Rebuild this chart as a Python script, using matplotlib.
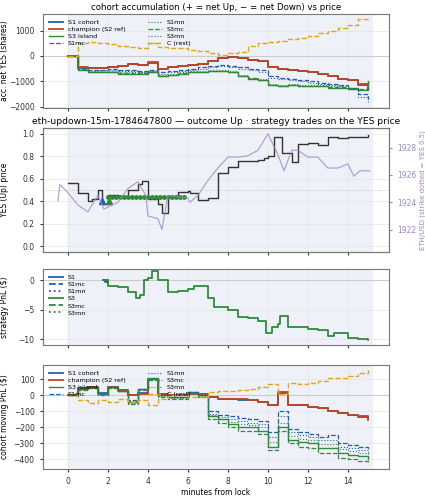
import matplotlib
matplotlib.use("Agg")
import matplotlib.pyplot as plt
import numpy as np

T = [0,0.5,1,1.5,2,2.5,3,3.5,4,4.5,5,5.5,6,6.5,7,7.5,8,8.5,9,9.5,10,10.5,11,11.5,12,12.5,13,13.5,14,14.5,15]

# panel 1: accumulated net YES
acc_champ = [0,-450,-480,-470,-450,-400,-300,-350,-250,-500,-450,-400,-350,-300,-200,-100,-50,-100,-150,-200,-450,-500,-550,-600,-650,-700,-800,-900,-950,-1100,-1350]
acc_s1 = [0,-460,-480,-470,-450,-400,-310,-350,-260,-510,-450,-400,-350,-300,-200,-100,-60,-100,-150,-200,-450,-500,-550,-600,-650,-700,-800,-900,-950,-1130,-1360]
acc_s1mc = [0,-500,-550,-550,-500,-550,-550,-600,-550,-650,-600,-550,-500,-450,-400,-350,-400,-450,-500,-550,-800,-850,-900,-950,-1000,-1050,-1100,-1150,-1250,-1500,-1700]
acc_s1mn = [0,-520,-580,-570,-540,-580,-590,-630,-580,-700,-650,-600,-560,-500,-450,-400,-450,-500,-560,-620,-850,-900,-950,-1000,-1050,-1100,-1150,-1200,-1300,-1600,-1800]
acc_s3 = [0,-550,-650,-650,-650,-700,-700,-700,-650,-800,-750,-700,-650,-650,-600,-600,-650,-800,-900,-950,-1150,-1200,-1150,-1200,-1200,-1200,-1250,-1250,-1300,-1350,-1000]
acc_s3mc = [0,-520,-620,-640,-640,-690,-690,-680,-640,-780,-740,-690,-640,-640,-600,-590,-640,-790,-880,-930,-1130,-1180,-1140,-1180,-1190,-1190,-1230,-1240,-1280,-1300,-1000]
acc_s3mn = [0,-500,-600,-600,-600,-650,-650,-650,-600,-750,-700,-650,-600,-600,-550,-550,-600,-750,-850,-900,-1100,-1150,-1100,-1150,-1150,-1150,-1200,-1200,-1250,-1300,-1050]
acc_c = [0,500,550,500,450,400,350,300,500,350,300,300,250,200,100,50,100,150,400,500,550,600,650,700,800,900,1000,1100,1200,1450,1400]

# panel 2: YES price and ETH
yes_t = [0,0.5,1.0,1.2,1.5,1.7,2.0,2.5,3.0,3.5,3.7,4.0,4.5,4.7,5.0,5.5,6.0,6.1,6.5,7.0,7.5,8.0,8.5,9.0,9.5,9.8,10.0,10.3,10.7,11.2,11.5,12.0,12.5,13.0,13.5,14.0,15.0]
yes_p = [0.56,0.47,0.40,0.42,0.50,0.38,0.46,0.45,0.50,0.55,0.58,0.42,0.38,0.30,0.45,0.48,0.49,0.47,0.41,0.43,0.65,0.70,0.76,0.76,0.77,0.78,0.80,0.97,0.83,0.75,0.91,0.92,0.90,0.97,0.96,0.97,0.99]
eth_t = [-0.5,-0.4,0,0.5,1.0,1.5,1.8,2.5,3.0,3.5,3.9,4.0,4.5,4.7,5.0,6.0,6.1,6.5,7.0,7.5,8.0,8.5,9.0,9.5,10.0,10.5,10.8,11.2,11.5,12.0,12.5,13.0,13.5,14.0,14.3,14.6,15.1]
eth_p = [1924.1,1925.3,1924.7,1923.8,1923.3,1924.5,1923.5,1924.0,1925.0,1925.5,1924.5,1923.0,1922.8,1922.0,1924.5,1924.3,1924.0,1924.5,1925.6,1926.5,1927.3,1927.3,1927.4,1927.8,1929.0,1927.5,1926.3,1927.8,1927.8,1927.3,1927.3,1926.5,1926.5,1926.8,1925.9,1926.3,1926.3]
fill_t = [2.0,2.2,2.4,2.6,2.8,3.0,3.2,3.4,3.6,3.8,4.0,4.2,4.4,4.6,4.8,5.0,5.2,5.4,5.6,5.8]
fill_p = [0.435]*len(fill_t)

# panel 3: strategy PnL
s1_t = [1.75,1.85,1.95,2.0]
s1_pnl = [0,-0.3,0,-0.4]
s3_t = [1.8,2.0,2.5,3.0,3.4,3.6,3.8,4.0,4.2,4.5,5.0,5.5,6.0,6.3,7.0,7.3,8.0,8.5,9.0,9.5,9.9,10.2,10.5,10.6,11.0,12.0,12.5,13.0,13.3,14.0,14.5,15.0]
s3_pnl = [0,-1,-1.2,-2,-3,-2.5,0,0.3,1.5,0,-2,-1.8,-1.5,-1,-3,-4.5,-5,-6.3,-6.5,-7,-9,-8,-7.5,-6,-8,-8.3,-8.5,-9.5,-9,-9.8,-10,-10.2]

# panel 4: cohort moving PnL
pnl_champ = [0,40,50,10,50,30,0,10,100,10,0,5,10,10,-10,-20,-25,-25,-30,-40,-60,20,-60,-60,-70,-80,-100,-110,-120,-130,-155]
pnl_s1 = [0,45,55,12,55,32,0,12,105,10,0,5,12,10,-12,-20,-25,-27,-30,-42,-62,18,-62,-62,-72,-80,-100,-112,-120,-132,-150]
pnl_s3 = [0,40,50,10,50,30,-40,40,110,0,-10,-10,20,0,-130,-150,-180,-200,-200,-220,-320,-200,-280,-290,-300,-330,-330,-360,-370,-380,-400]
pnl_s1mc = [0,40,50,10,50,30,-30,40,100,0,-10,-10,20,0,-100,-120,-130,-140,-150,-160,-230,-100,-210,-230,-240,-260,-250,-300,-310,-320,-340]
pnl_s1mn = [0,40,50,10,50,30,-35,40,105,0,-12,-12,20,0,-115,-135,-150,-160,-170,-180,-260,-130,-230,-250,-260,-280,-280,-320,-330,-340,-360]
pnl_s3mc = [0,35,45,5,45,25,-55,35,100,-10,-20,-20,15,-10,-150,-170,-200,-220,-220,-240,-340,-220,-300,-320,-330,-360,-360,-390,-400,-410,-425]
pnl_s3mn = [0,38,48,8,48,28,-45,38,105,-5,-15,-15,18,-5,-125,-145,-165,-180,-185,-200,-290,-170,-255,-270,-280,-305,-305,-335,-345,-360,-380]
pnl_c = [0,-30,-50,-30,-40,-20,-40,-30,-60,-20,0,0,-10,-10,20,30,30,35,40,55,70,10,80,70,80,90,110,110,120,140,160]

BLUE = "#2160b0"; RED = "#c2441d"; GREEN = "#2e8b3a"; ORANGE = "#e3a514"; PURPLE = "#9d86c4"
plt.rcParams.update({"font.size": 5.5, "axes.labelsize": 5.5, "axes.edgecolor": "#555555",
                     "xtick.color": "#333333", "ytick.color": "#333333",
                     "xtick.major.size": 2.5, "ytick.major.size": 2.5, "axes.labelpad": 2})
fig = plt.figure(figsize=(4.25, 5), dpi=100)
L, W = 0.101, 0.814
ax1 = fig.add_axes([L, 0.784, W, 0.188])
ax2 = fig.add_axes([L, 0.496, W, 0.248], sharex=ax1)
ax3 = fig.add_axes([L, 0.310, W, 0.152], sharex=ax1)
ax4 = fig.add_axes([L, 0.062, W, 0.208], sharex=ax1)

for ax in (ax1, ax2, ax3, ax4):
    ax.axvspan(0, 15.2, color="#eef1f8", zorder=0)
    ax.grid(True, color="#e4e4e4", lw=0.5)
    ax.set_axisbelow(True)
    for s in ax.spines.values():
        s.set_color("#777777")
ax1.set_xlim(-1.25, 16.05)
for ax in (ax1, ax2, ax3):
    plt.setp(ax.get_xticklabels(), visible=False)
ax4.set_xticks([0, 2, 4, 6, 8, 10, 12, 14])

def st(ax, x, y, **kw):
    ax.plot(x, y, drawstyle="steps-post", **kw)

# panel 1
ax1.axhline(0, color="#cccccc", lw=0.8)
st(ax1, T, acc_s1, color=BLUE, lw=1.3, label="S1 cohort")
st(ax1, T, acc_champ, color=RED, lw=1.3, label="champion (S2 ref)")
st(ax1, T, acc_s3, color=GREEN, lw=1.0, label="S3 island")
st(ax1, T, acc_s1mc, color=BLUE, lw=0.9, ls="--", label="S1mc")
st(ax1, T, acc_s1mn, color=BLUE, lw=0.8, ls=":", label="S1mn")
st(ax1, T, acc_s3mc, color=GREEN, lw=0.9, ls="--", label="S3mc")
st(ax1, T, acc_s3mn, color=GREEN, lw=0.8, ls=":", label="S3mn")
st(ax1, T, acc_c, color=ORANGE, lw=1.0, ls="--", label="C (rest)")
ax1.set_ylim(-2050, 1650)
ax1.set_yticks([-2000, -1000, 0, 1000])
ax1.set_ylabel("acc. net YES (shares)")
ax1.set_title("cohort accumulation (+ = net Up, − = net Down) vs price", fontsize=6.2, pad=3)
ax1.legend(loc="upper left", ncol=2, fontsize=4.6, frameon=False, handlelength=2.2, labelspacing=0.25, columnspacing=3.5)

# panel 2
ax2.axhline(0.5, color="#bbbbbb", lw=0.6, ls=":")
st(ax2, yes_t, yes_p, color="#333333", lw=1.0, zorder=3)
ax2.plot(fill_t, fill_p, ls="none", marker="o", ms=2.5, color=GREEN, zorder=4)
ax2.plot([1.7], [0.40], ls="none", marker="^", ms=5, color=BLUE, zorder=5)
ax2.plot([2.05], [0.40], ls="none", marker="^", ms=5, color=GREEN, zorder=5)
ax2.set_ylim(-0.05, 1.05)
ax2.set_yticks([0, 0.2, 0.4, 0.6, 0.8, 1.0])
ax2.set_ylabel("YES (Up) price")
ax2.set_title("eth-updown-15m-1784647800 — outcome Up · strategy trades on the YES price", fontsize=6.6, pad=3)
axr = ax2.twinx()
axr.plot(eth_t, eth_p, color=PURPLE, lw=0.9, alpha=0.75)
axr.set_ylim(1920.36, 1929.43)
axr.set_yticks([1922, 1924, 1926, 1928])
axr.tick_params(colors=PURPLE)
axr.set_ylabel("ETH/USD (strike dotted = YES 0.5)", color=PURPLE, fontsize=5)
for s in axr.spines.values():
    s.set_color("#777777")

# panel 3
ax3.axhline(0, color="#cccccc", lw=0.8)
ax3.plot(s1_t, s1_pnl, drawstyle="steps-post", color=BLUE, lw=1.3, label="S1")
ax3.plot([], [], color=BLUE, ls="--", lw=1.3, label="S1mc")
ax3.plot([], [], color=BLUE, ls=":", lw=1.3, label="S1mn")
ax3.plot(s3_t, s3_pnl, drawstyle="steps-post", color=GREEN, lw=1.3, label="S3")
ax3.plot([], [], color=GREEN, ls="--", lw=1.3, label="S3mc")
ax3.plot([], [], color=GREEN, ls=":", lw=1.3, label="S3mn")
ax3.set_ylim(-11, 1.9)
ax3.set_yticks([-10, -5, 0])
ax3.set_ylabel("strategy PnL ($)")
ax3.legend(loc="upper left", fontsize=4.6, frameon=False, handlelength=2.2, labelspacing=0.25)

# panel 4
ax4.axhline(0, color="#cccccc", lw=0.8)
st(ax4, T, pnl_s1, color=BLUE, lw=1.3, label="S1 cohort")
st(ax4, T, pnl_champ, color=RED, lw=1.3, label="champion (S2 ref)")
st(ax4, T, pnl_s3, color=GREEN, lw=1.0, label="S3 island")
st(ax4, T, pnl_s1mc, color=BLUE, lw=0.9, ls="--", label="S1mc")
st(ax4, T, pnl_s1mn, color=BLUE, lw=0.8, ls=":", label="S1mn")
st(ax4, T, pnl_s3mc, color=GREEN, lw=0.9, ls="--", label="S3mc")
st(ax4, T, pnl_s3mn, color=GREEN, lw=0.8, ls=":", label="S3mn")
st(ax4, T, pnl_c, color=ORANGE, lw=1.0, ls="--", label="C (rest)")
ax4.set_ylim(-460, 190)
ax4.set_yticks([-400, -300, -200, -100, 0, 100])
ax4.set_ylabel("cohort moving PnL ($)")
ax4.set_xlabel("minutes from lock", labelpad=1)
ax4.legend(loc="upper left", ncol=2, fontsize=4.6, frameon=False, handlelength=2.2, labelspacing=0.25, columnspacing=3.5)

for ax in (ax1, ax2, ax3, ax4):
    ax.yaxis.set_label_coords(-0.098, 0.5)

fig.savefig("out.png", dpi=100)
=-=-=
• What you are asked to do: Check each line of the data above for the string "matplotlib", then report how many lines have it, with no other words.

• Output for this exercise: 4